▶ **STATED EXERCISE**
Retype only what runs from the beginning of the data through the line with "plt.rcParams['font.family'] = ['Liberation"; please omit the pictures and keep every line exact.
======== DATASET SECTION
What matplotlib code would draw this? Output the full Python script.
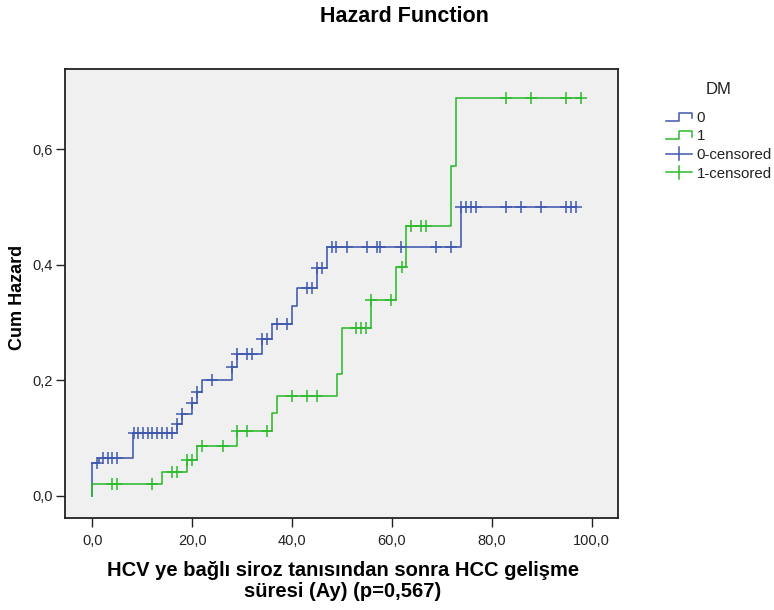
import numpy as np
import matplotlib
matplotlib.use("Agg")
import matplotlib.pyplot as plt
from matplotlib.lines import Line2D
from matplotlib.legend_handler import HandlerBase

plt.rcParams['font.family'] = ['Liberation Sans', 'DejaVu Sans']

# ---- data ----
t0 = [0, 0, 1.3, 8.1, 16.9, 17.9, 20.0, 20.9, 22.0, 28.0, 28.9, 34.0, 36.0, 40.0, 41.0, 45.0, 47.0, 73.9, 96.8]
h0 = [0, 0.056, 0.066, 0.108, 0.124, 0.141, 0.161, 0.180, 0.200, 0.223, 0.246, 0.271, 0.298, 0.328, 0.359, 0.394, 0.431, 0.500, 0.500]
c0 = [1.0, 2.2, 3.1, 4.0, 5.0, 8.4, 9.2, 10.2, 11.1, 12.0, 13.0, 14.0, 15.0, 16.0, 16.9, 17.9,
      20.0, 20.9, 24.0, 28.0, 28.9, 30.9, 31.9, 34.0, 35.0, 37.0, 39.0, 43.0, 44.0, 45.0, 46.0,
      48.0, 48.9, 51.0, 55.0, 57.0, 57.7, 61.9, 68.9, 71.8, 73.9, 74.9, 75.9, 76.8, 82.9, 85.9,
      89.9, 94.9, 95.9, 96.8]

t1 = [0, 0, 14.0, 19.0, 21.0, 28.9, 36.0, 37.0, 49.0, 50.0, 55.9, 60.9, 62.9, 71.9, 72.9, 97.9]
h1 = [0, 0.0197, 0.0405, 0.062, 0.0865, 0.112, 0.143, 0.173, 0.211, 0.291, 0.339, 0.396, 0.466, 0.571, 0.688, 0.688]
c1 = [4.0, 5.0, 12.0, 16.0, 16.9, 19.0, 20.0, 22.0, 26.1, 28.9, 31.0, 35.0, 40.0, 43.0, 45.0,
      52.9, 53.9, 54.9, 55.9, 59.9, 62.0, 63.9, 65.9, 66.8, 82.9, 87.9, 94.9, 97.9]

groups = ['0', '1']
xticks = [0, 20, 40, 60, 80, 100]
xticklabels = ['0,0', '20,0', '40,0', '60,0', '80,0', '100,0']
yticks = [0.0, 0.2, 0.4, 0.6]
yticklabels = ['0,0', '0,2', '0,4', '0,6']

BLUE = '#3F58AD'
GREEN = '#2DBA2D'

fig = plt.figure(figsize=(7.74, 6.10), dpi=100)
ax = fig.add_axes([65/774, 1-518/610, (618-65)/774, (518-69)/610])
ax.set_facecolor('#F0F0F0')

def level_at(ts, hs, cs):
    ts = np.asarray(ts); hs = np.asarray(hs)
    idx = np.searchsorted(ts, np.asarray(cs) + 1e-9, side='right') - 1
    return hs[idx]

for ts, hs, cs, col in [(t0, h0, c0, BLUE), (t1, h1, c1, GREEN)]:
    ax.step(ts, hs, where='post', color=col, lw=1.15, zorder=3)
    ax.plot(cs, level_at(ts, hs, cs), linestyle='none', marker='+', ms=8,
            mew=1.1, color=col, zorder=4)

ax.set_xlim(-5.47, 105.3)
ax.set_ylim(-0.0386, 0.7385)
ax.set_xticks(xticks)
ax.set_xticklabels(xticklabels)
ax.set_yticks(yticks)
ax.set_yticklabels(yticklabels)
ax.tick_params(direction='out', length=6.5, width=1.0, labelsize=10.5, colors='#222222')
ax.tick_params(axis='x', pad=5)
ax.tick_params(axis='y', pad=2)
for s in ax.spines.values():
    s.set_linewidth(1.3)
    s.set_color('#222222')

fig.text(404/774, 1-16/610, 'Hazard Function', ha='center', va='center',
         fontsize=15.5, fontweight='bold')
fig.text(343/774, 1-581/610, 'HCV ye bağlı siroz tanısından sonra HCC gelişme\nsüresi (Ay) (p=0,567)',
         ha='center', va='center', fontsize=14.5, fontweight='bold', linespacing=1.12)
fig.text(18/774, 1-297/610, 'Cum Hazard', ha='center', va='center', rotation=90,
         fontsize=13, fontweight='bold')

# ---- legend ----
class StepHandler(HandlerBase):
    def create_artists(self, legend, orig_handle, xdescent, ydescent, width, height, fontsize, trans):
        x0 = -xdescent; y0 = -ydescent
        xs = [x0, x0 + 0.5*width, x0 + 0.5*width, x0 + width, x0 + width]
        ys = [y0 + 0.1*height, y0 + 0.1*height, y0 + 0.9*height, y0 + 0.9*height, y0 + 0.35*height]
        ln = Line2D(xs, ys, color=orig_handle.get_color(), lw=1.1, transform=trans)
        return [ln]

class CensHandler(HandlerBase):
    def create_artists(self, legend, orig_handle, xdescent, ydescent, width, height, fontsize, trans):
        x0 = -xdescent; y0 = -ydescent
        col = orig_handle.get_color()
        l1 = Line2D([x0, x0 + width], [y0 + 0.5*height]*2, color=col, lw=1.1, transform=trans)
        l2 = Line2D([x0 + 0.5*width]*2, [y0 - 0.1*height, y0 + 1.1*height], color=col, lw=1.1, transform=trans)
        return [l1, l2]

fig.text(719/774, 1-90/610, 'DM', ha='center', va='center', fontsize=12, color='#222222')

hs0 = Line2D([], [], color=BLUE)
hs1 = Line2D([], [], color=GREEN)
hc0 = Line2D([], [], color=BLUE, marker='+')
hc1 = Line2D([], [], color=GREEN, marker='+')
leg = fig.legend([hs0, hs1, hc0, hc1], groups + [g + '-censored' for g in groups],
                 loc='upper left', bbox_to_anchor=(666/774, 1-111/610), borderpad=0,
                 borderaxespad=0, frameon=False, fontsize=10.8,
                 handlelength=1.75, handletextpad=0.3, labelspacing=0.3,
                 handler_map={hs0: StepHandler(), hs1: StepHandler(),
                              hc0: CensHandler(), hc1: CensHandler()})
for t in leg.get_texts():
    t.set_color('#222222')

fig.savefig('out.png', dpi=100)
================
▶ **WORKED ANSWER**
What matplotlib code would draw this? Output the full Python script.
import numpy as np
import matplotlib
matplotlib.use("Agg")
import matplotlib.pyplot as plt
from matplotlib.lines import Line2D
from matplotlib.legend_handler import HandlerBase

plt.rcParams['font.family'] = ['Liberation Sans', 'DejaVu Sans']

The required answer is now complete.